A Bomba


(Cena: uma roda de amigos, papo solto, cerveja gelada, risada aqui e ali. Até que um solta a bomba…)

— Mano, eu não vou. Nem fodendo.

— Vai se ferrar, cara. Como assim, não vai?

— Não vou, porra. Ginecologista? Isso é coisa de mulher. Eu sou homem.

(Silêncio por dois segundos. O outro larga o copo na mesa, respira fundo, e manda a real.)

— Sim, somos homens. Mas vamos a médicos de mulher, ginecologista.
Sim, somos homens, mas temos peito, temos útero, temos mama.
Sim, somos homens, mas menstruamos.

— Tá, mas…

— Não fode. Sim, somos homens, mas alguns de nós escolhem gestar.
Sim, somos homens, apesar de termos nascido com um nome e um gênero que não batia com a gente. Porque, quando a gente nasce, não dá para escolher.

A gente cresce ouvindo “senta direito”, “fecha as pernas”, “ser menina é isso”. Mas dentro da gente? Nada bate com essa história.

Até que um dia, a gente descobre que dá para ser quem a gente realmente é.

E aí vem a parte que ninguém te conta: você vai precisar continuar cuidando do corpo que tem, mesmo quando ele não parece com o que sente.

(Outro gole na cerveja. O silêncio pesa.)

— Mas mano… não sei, é estranho.

— Estranho é morrer por orgulho. Estranho é ignorar um corpo que ainda é teu. Quantos de nós evitam o ginecologista? Não é porque não precisa. É porque não quer encarar.

Porque é desconfortável.
Porque o consultório é rosa e cheio de revistas da Cláudia.
Porque tem gente que olha torto.
Porque ninguém está pronto para explicar que sim, aquele homem de barba, com voz grave, precisa daquele exame ali.

E tem aqueles que não vão porque acham que não são mais homens o suficiente se precisarem disso.

(Ele joga um amendoim na boca, sem tirar os olhos do amigo.)

— Mas e aí, a gente finge que não existe?

A verdade é que não dá para fingir que o nosso corpo não tem histórico. Que a gente não tem mama. Que a gente não tem útero. Que a gente não tem um sistema reprodutivo que precisa de acompanhamento.

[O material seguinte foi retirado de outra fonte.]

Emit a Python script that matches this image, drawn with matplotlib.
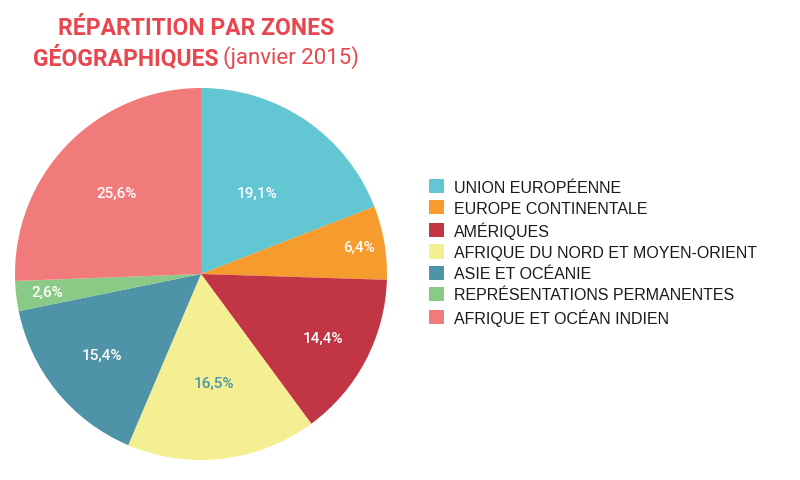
import matplotlib
matplotlib.use('Agg')
import matplotlib.pyplot as plt
import numpy as np

labels = ['UNION EUROPÉENNE', 'EUROPE CONTINENTALE', 'AMÉRIQUES',
          'AFRIQUE DU NORD ET MOYEN-ORIENT', 'ASIE ET OCÉANIE',
          'REPRÉSENTATIONS PERMANENTES', 'AFRIQUE ET OCÉAN INDIEN']
values = [19.1, 6.4, 14.4, 16.5, 15.4, 2.6, 25.6]
colors = ['#63C6D3', '#F69B2E', '#C13545', '#F4EF92', '#4E93A7', '#8ACA86', '#F07B7A']
label_colors = ['white', 'white', 'white', '#4E93A7', 'white', 'white', 'white']
label_radius = [0.53, 0.86, 0.74, 0.59, 0.69, 0.83, 0.63]

fig = plt.figure(figsize=(8, 4.81), dpi=100)
ax = fig.add_axes([0.01875, 0.0416, 0.465, 0.7734])
wedges, _ = ax.pie(values, colors=colors, startangle=90, counterclock=False,
                   radius=1, wedgeprops=dict(linewidth=0))
ax.set_xlim(-1, 1)
ax.set_ylim(-1, 1)
ax.set_aspect('equal')

for w, v, r, c in zip(wedges, values, label_radius, label_colors):
    ang = np.deg2rad((w.theta1 + w.theta2) / 2)
    ax.text(r * np.cos(ang), r * np.sin(ang), f'{v:.1f}%'.replace('.', ','),
            ha='center', va='center', fontsize=11, color=c, fontweight='medium',
            family=['Roboto', 'DejaVu Sans'])

red = '#E8474F'
tfont = ['Roboto', 'DejaVu Sans']
fig.text(196 / 800, 0.94, 'RÉPARTITION PAR ZONES', ha='center', va='center',
         fontsize=16.5, fontweight='bold', color=red, family=tfont)
t1 = fig.text(0, 0.88, 'GÉOGRAPHIQUES', ha='left', va='center',
              fontsize=16.5, fontweight='bold', color=red, family=tfont)
t2 = fig.text(0, 0.88, '(janvier 2015)', ha='left', va='center',
              fontsize=16, color=red, family=tfont)
fig.canvas.draw()
w1 = t1.get_window_extent().width
w2 = t2.get_window_extent().width
gap = 5
x0 = 196 - (w1 + gap + w2) / 2
t1.set_x(x0 / 800)
t2.set_x((x0 + w1 + gap) / 800)

fig.legend(wedges, labels, loc='upper left', bbox_to_anchor=(0.536, 0.626),
           frameon=False, handlelength=0.95, handleheight=1.0, handletextpad=0.65,
           labelspacing=0.35, borderpad=0, borderaxespad=0,
           prop=dict(family=['Liberation Sans', 'DejaVu Sans'], size=11.5),
           labelcolor='#1a1a1a')

fig.savefig('out.png', dpi=100)
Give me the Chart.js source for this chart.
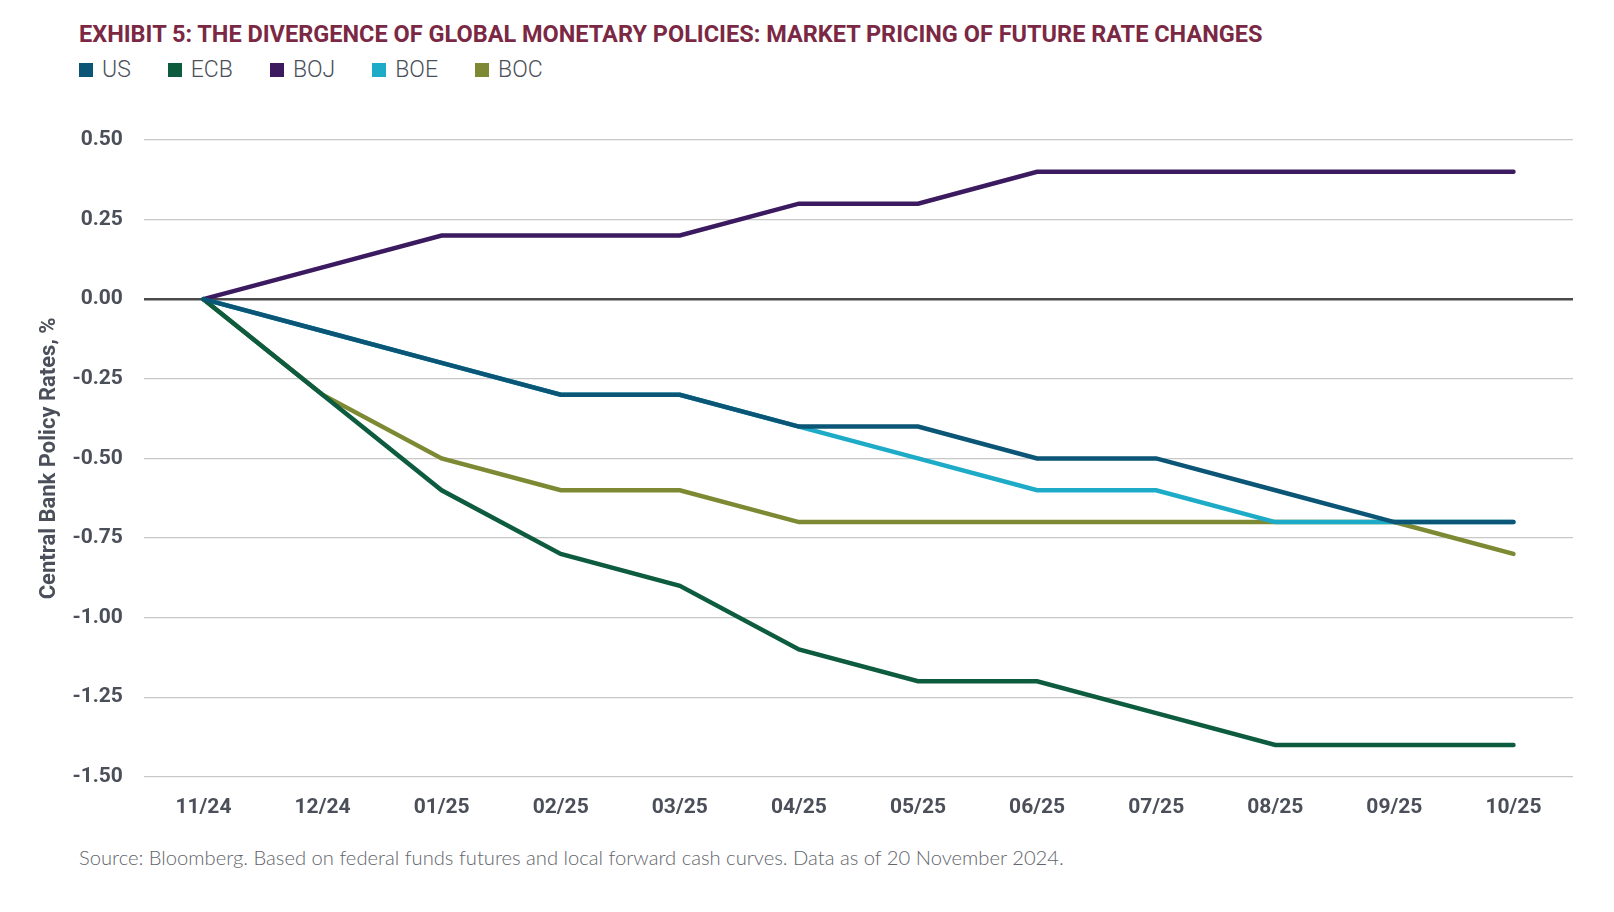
<!DOCTYPE html>
<html>
<head>
<meta charset="utf-8">
<script src="https://cdn.jsdelivr.net/npm/chart.js@4.4.1/dist/chart.umd.min.js"></script>
<style>
  body { margin: 0; background: #fff; width: 1614px; height: 912px; overflow: hidden; position: relative; }
  #title { position: absolute; left: 79px; top: 20px; font: bold 23.5px 'Roboto', sans-serif; color: #7b2844; }
  #legend { position: absolute; left: 79px; top: 56px; font: 300 23px 'Roboto', sans-serif; color: #4a4f59; display: flex; }
  #legend .item { display: flex; align-items: center; margin-right: 37px; }
  #legend .box { width: 14px; height: 14px; margin-right: 9px; }
  #source { position: absolute; left: 79px; top: 845px; font: 300 20.2px 'Lato', 'Noto Sans', sans-serif; color: #62656c; }
  #wrap { position: absolute; left: 0; top: 100px; width: 1614px; height: 743px; }
</style>
</head>
<body>
<div id="title">EXHIBIT 5: THE DIVERGENCE OF GLOBAL MONETARY POLICIES: MARKET PRICING OF FUTURE RATE CHANGES</div>
<div id="legend"></div>
<div id="wrap"><canvas id="chart"></canvas></div>
<div id="source">Source: Bloomberg. Based on federal funds futures and local forward cash curves. Data as of 20 November 2024.</div>
<script>
const months = ['11/24', '12/24', '01/25', '02/25', '03/25', '04/25', '05/25', '06/25', '07/25', '08/25', '09/25', '10/25'];
const us = [0, -0.1, -0.2, -0.3, -0.3, -0.4, -0.4, -0.5, -0.5, -0.6, -0.7, -0.7];
const ecb = [0, -0.3, -0.6, -0.8, -0.9, -1.1, -1.2, -1.2, -1.3, -1.4, -1.4, -1.4];
const boj = [0, 0.1, 0.2, 0.2, 0.2, 0.3, 0.3, 0.4, 0.4, 0.4, 0.4, 0.4];
const boe = [0, -0.1, -0.2, -0.3, -0.3, -0.4, -0.5, -0.6, -0.6, -0.7, -0.7, -0.7];
const boc = [0, -0.3, -0.5, -0.6, -0.6, -0.7, -0.7, -0.7, -0.7, -0.7, -0.7, -0.8];

const series = [
  { label: 'US', data: us, color: '#0b5676' },
  { label: 'ECB', data: ecb, color: '#0d5c3f' },
  { label: 'BOJ', data: boj, color: '#3b1a5f' },
  { label: 'BOE', data: boe, color: '#1eabc8' },
  { label: 'BOC', data: boc, color: '#7e8a33' },
];

const legend = document.getElementById('legend');
series.forEach((s) => {
  legend.innerHTML += `<div class="item"><div class="box" style="background:${s.color}"></div>${s.label}</div>`;
});

new Chart(document.getElementById('chart'), {
  type: 'line',
  data: {
    labels: months,
    datasets: series.map((s) => ({
      label: s.label,
      data: s.data,
      borderColor: s.color,
      backgroundColor: s.color,
      borderWidth: 4.5,
      pointRadius: 0,
      borderCapStyle: 'round',
      tension: 0,
    })),
  },
  options: {
    responsive: true,
    maintainAspectRatio: false,
    animation: false,
    layout: { padding: { top: 40, right: 41, left: 34, bottom: 13 } },
    plugins: {
      legend: { display: false },
      tooltip: { enabled: false },
    },
    scales: {
      x: {
        offset: true,
        grid: { display: false },
        border: { display: false },
        ticks: { color: '#4a4f59', font: { family: 'Roboto, sans-serif', size: 21, weight: 'bold' }, padding: 10 },
      },
      y: {
        min: -1.5,
        max: 0.5,
        border: { display: false },
        grid: {
          color: (ctx) => (ctx.tick && ctx.tick.value === 0 ? '#4a4a4a' : '#c8c8c8'),
          lineWidth: (ctx) => (ctx.tick && ctx.tick.value === 0 ? 2.5 : 1.2),
          drawTicks: false,
        },
        ticks: {
          stepSize: 0.25,
          color: '#4a4f59',
          padding: 21,
          font: { family: 'Roboto, sans-serif', size: 21, weight: 'bold' },
          callback: (v) => v.toFixed(2),
        },
        title: {
          display: true,
          text: 'Central Bank Policy Rates, %',
          color: '#4a4f59',
          font: { family: 'Roboto, sans-serif', size: 22, weight: 'bold' },
          padding: { top: 2, bottom: -11 },
        },
      },
    },
  },
});
</script>
</body>
</html>
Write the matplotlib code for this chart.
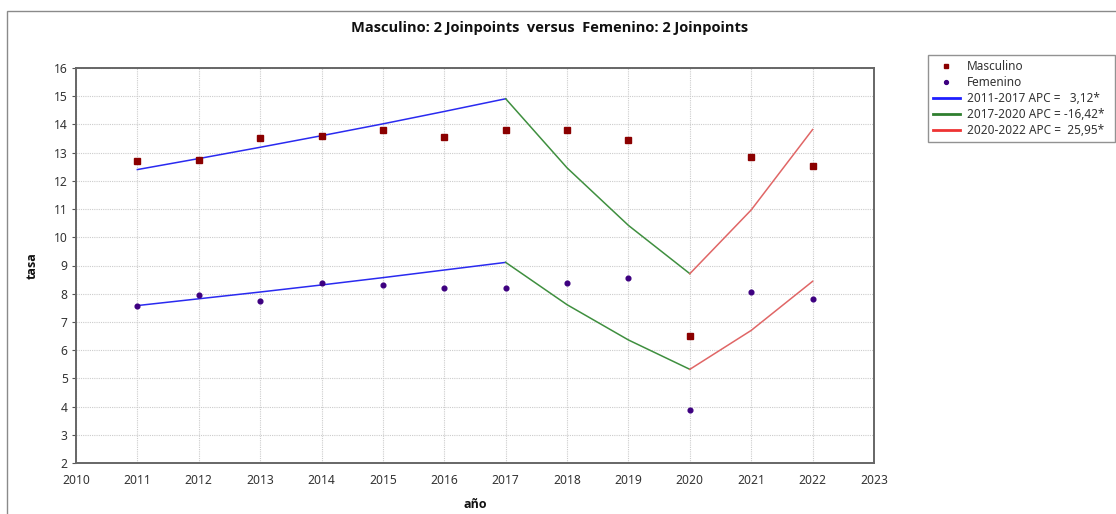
import matplotlib
matplotlib.use("Agg")
import matplotlib.pyplot as plt
from matplotlib.lines import Line2D
from matplotlib.patches import Rectangle

plt.rcParams['font.family'] = ['Noto Sans', 'DejaVu Sans']
BOLD_FAMILY = ['Open Sans', 'DejaVu Sans']

# Observed rates per year
years = [2011, 2012, 2013, 2014, 2015, 2016, 2017, 2018, 2019, 2020, 2021, 2022]
masculino = [12.71, 12.74, 13.52, 13.60, 13.81, 13.55, 13.79, 13.80, 13.45, 6.50, 12.86, 12.51]
femenino = [7.55, 7.96, 7.75, 8.38, 8.32, 8.21, 8.20, 8.38, 8.56, 3.89, 8.06, 7.81]

# Joinpoint fitted values, per segment
seg1_years = [2011, 2012, 2013, 2014, 2015, 2016, 2017]
seg2_years = [2017, 2018, 2019, 2020]
seg3_years = [2020, 2021, 2022]
masc_fit1 = [12.40, 12.79, 13.19, 13.60, 14.02, 14.46, 14.91]
masc_fit2 = [14.91, 12.46, 10.42, 8.71]
masc_fit3 = [8.71, 10.97, 13.82]
fem_fit1 = [7.58, 7.82, 8.06, 8.31, 8.57, 8.84, 9.11]
fem_fit2 = [9.11, 7.61, 6.36, 5.32]
fem_fit3 = [5.32, 6.70, 8.44]

segment_labels = ["2011-2017 APC =   3,12*", "2017-2020 APC = -16,42*", "2020-2022 APC =  25,95*"]
x_ticks = list(range(2010, 2024))
y_ticks = list(range(2, 17))

W, H = 1116, 514
fig = plt.figure(figsize=(W / 100, H / 100), dpi=100)
fig.patch.set_facecolor('white')

# outer frame of the chart panel
fig.patches.append(Rectangle((7 / W, -0.1), 1.2, 1 - 11 / H + 0.1, transform=fig.transFigure,
                             fill=False, edgecolor='#8a8a8a', linewidth=1.0, zorder=0))

ax = fig.add_axes([76 / W, 1 - 463 / H, (874 - 76) / W, (463 - 68) / H])

c_blue = '#2a2af0'
c_green = '#3f8f3f'
c_red = '#e06666'
c_masc = '#8b0000'
c_fem = '#3d0080'

for fit1, fit2, fit3 in [(masc_fit1, masc_fit2, masc_fit3), (fem_fit1, fem_fit2, fem_fit3)]:
    ax.plot(seg1_years, fit1, color=c_blue, lw=1.1, zorder=3)
    ax.plot(seg2_years, fit2, color=c_green, lw=1.1, zorder=3)
    ax.plot(seg3_years, fit3, color=c_red, lw=1.1, zorder=3)

ax.plot(years, masculino, linestyle='none', marker='s', markersize=4.6,
        color=c_masc, zorder=4)
ax.plot(years, femenino, linestyle='none', marker='o', markersize=3.4,
        color=c_fem, zorder=4)

ax.set_xlim(2010, 2023)
ax.set_ylim(2, 16)
ax.set_xticks(x_ticks)
ax.set_yticks(y_ticks)
ax.tick_params(axis='both', labelsize=8.7, labelcolor='#333333', color='#555555',
               length=3, width=0.8, pad=3)
ax.tick_params(axis='x', length=0, pad=8)
ax.grid(True, color='#cccccc', linestyle=(0, (1, 1)), linewidth=0.8, zorder=0)
for s in ax.spines.values():
    s.set_color('#666666')
    s.set_linewidth(1.4)

ax.set_xlabel('año', fontsize=9, fontweight='bold', family=BOLD_FAMILY,
              color='#111111', labelpad=8)
ax.set_ylabel('tasa', fontsize=9, fontweight='bold', family=BOLD_FAMILY,
              color='#111111', labelpad=11)

fig.text(550 / W, 1 - 28 / H, 'Masculino: 2 Joinpoints  versus  Femenino: 2 Joinpoints',
         ha='center', va='center', fontsize=10.5, fontweight='bold', family=BOLD_FAMILY,
         color='#111111')

handles = [
    Line2D([], [], linestyle='none', marker='s', markersize=3.5, color=c_masc),
    Line2D([], [], linestyle='none', marker='o', markersize=2.8, color=c_fem),
    Line2D([], [], color='#1f1fff', lw=2),
    Line2D([], [], color='#2f7f2f', lw=2),
    Line2D([], [], color='#ee3333', lw=2),
]
labels = ['Masculino', 'Femenino'] + segment_labels
leg = fig.legend(handles, labels, loc='upper left',
                 bbox_to_anchor=(928 / W, 1 - 55 / H, (1115 - 928) / W, 0.0),
                 mode='expand', borderaxespad=0, frameon=True, fancybox=False,
                 edgecolor='#777777', fontsize=8.5, handlelength=2.3, handletextpad=0.6,
                 labelspacing=0.27, borderpad=0.4)
leg.get_frame().set_linewidth(1.0)
for t in leg.get_texts():
    t.set_color('#333333')

fig.savefig('out.png', dpi=100)
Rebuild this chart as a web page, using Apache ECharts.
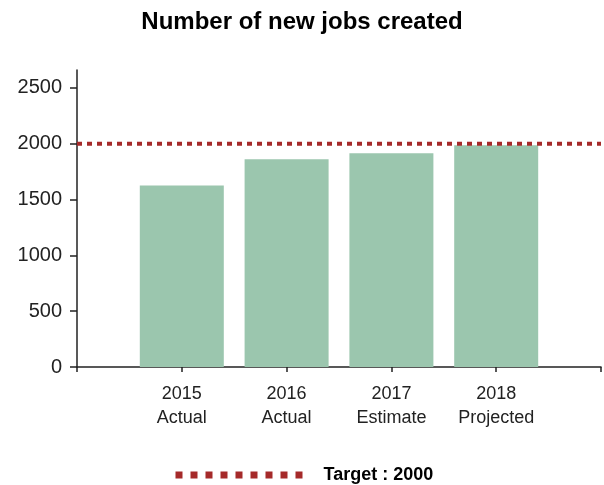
<!DOCTYPE html>
<html>
<head>
<meta charset="utf-8">
<script src="https://cdn.jsdelivr.net/npm/echarts@6/dist/echarts.min.js"></script>
<style>
  html, body { margin: 0; padding: 0; background: #fff; }
  #chart { width: 604px; height: 485px; }
</style>
</head>
<body>
<div id="chart"></div>
<script>
const years = ["2015", "2016", "2017", "2018"];
const stages = ["Actual", "Actual", "Estimate", "Projected"];
const jobs = [1625, 1860, 1915, 1985];
const target = 2000;
const yTicks = [0, 500, 1000, 1500, 2000, 2500];

// pad one empty slot on each side so the axis runs past the bars
const cats = ["", ...years.map((y, i) => y + "\n" + stages[i]), ""];
const barData = ["-", ...jobs, "-"];
const targetData = cats.map(() => target);

const font = "Liberation Sans, Arial, sans-serif";
const chart = echarts.init(document.getElementById("chart"));

chart.setOption({
  animation: false,
  title: {
    text: "Number of new jobs created",
    left: "center",
    top: 10,
    padding: 0,
    textStyle: { fontFamily: font, fontSize: 24, fontWeight: "bold", color: "#000" },
  },
  legend: {
    data: ["Target : 2000"],
    left: 172,
    top: 466,
    padding: 0,
    itemWidth: 127,
    itemHeight: 14,
    itemStyle: { opacity: 0 },
    lineStyle: { width: 7, type: [7, 8], cap: "butt" },
    textStyle: { fontFamily: font, fontSize: 18, fontWeight: "bold", color: "#000", padding: [0, 0, 0, 16] },
  },
  grid: { left: 77, right: 3, top: 70, bottom: 118 },
  xAxis: {
    type: "category",
    data: cats,
    boundaryGap: false,
    axisLine: { lineStyle: { color: "#222", width: 1.5 } },
    axisTick: { length: 5, lineStyle: { color: "#222", width: 1.5 } },
    axisLabel: {
      interval: 0,
      margin: 15,
      fontFamily: font,
      fontSize: 18,
      lineHeight: 24,
      color: "#222",
    },
  },
  yAxis: {
    type: "value",
    min: 0,
    max: 2660,
    splitLine: { show: false },
    axisLine: { show: true, lineStyle: { color: "#222", width: 1.5 } },
    axisTick: { show: true, length: 7, customValues: yTicks, lineStyle: { color: "#222", width: 1.5 } },
    axisLabel: {
      customValues: yTicks,
      formatter: (v) => String(v),
      margin: 15,
      fontFamily: font,
      fontSize: 20,
      color: "#222",
    },
  },
  series: [
    {
      name: "Jobs",
      type: "bar",
      data: barData,
      barWidth: 84,
      itemStyle: { color: "#9bc6ae" },
    },
    {
      name: "Target : 2000",
      type: "line",
      data: targetData,
      symbol: "none",
      z: 5,
      lineStyle: { color: "#a52a2a", width: 4, type: [5, 5] },
      itemStyle: { color: "#a52a2a" },
    },
  ],
});
</script>
</body>
</html>
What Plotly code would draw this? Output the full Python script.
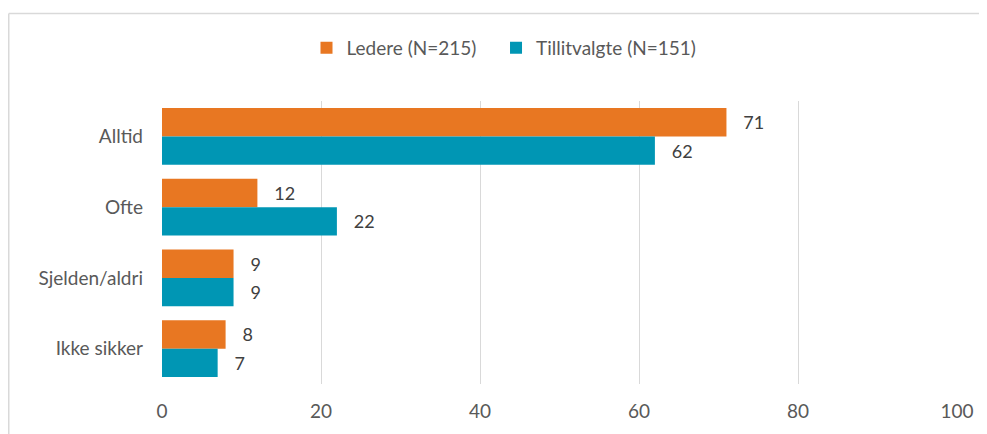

Isso não faz ninguém menos homem.

Menos homem é deixar de se cuidar por medo do que vão pensar.

(O amigo cutuca o rótulo da cerveja com a unha, desconcertado.)

— Tá. Mas vai que a médica… sei lá.

— Mano, eu sei. Nem todo mundo tem sorte de encontrar uma doutora boa, humana, que entende a nossa realidade. Mas sabe o que é pior? Não procurar nenhuma.

Porque no final das contas, é o teu corpo, a tua saúde, a tua vida.

(Outro gole. O silêncio agora não é peso, é reflexão. O amigo olha para o nada e solta um suspiro.)

— Tá bom, porra. Eu vou.

(Sorriso de canto de boca.)

— Isso aí. A gente tem o direito de existir. Mas tem que estar vivo para isso.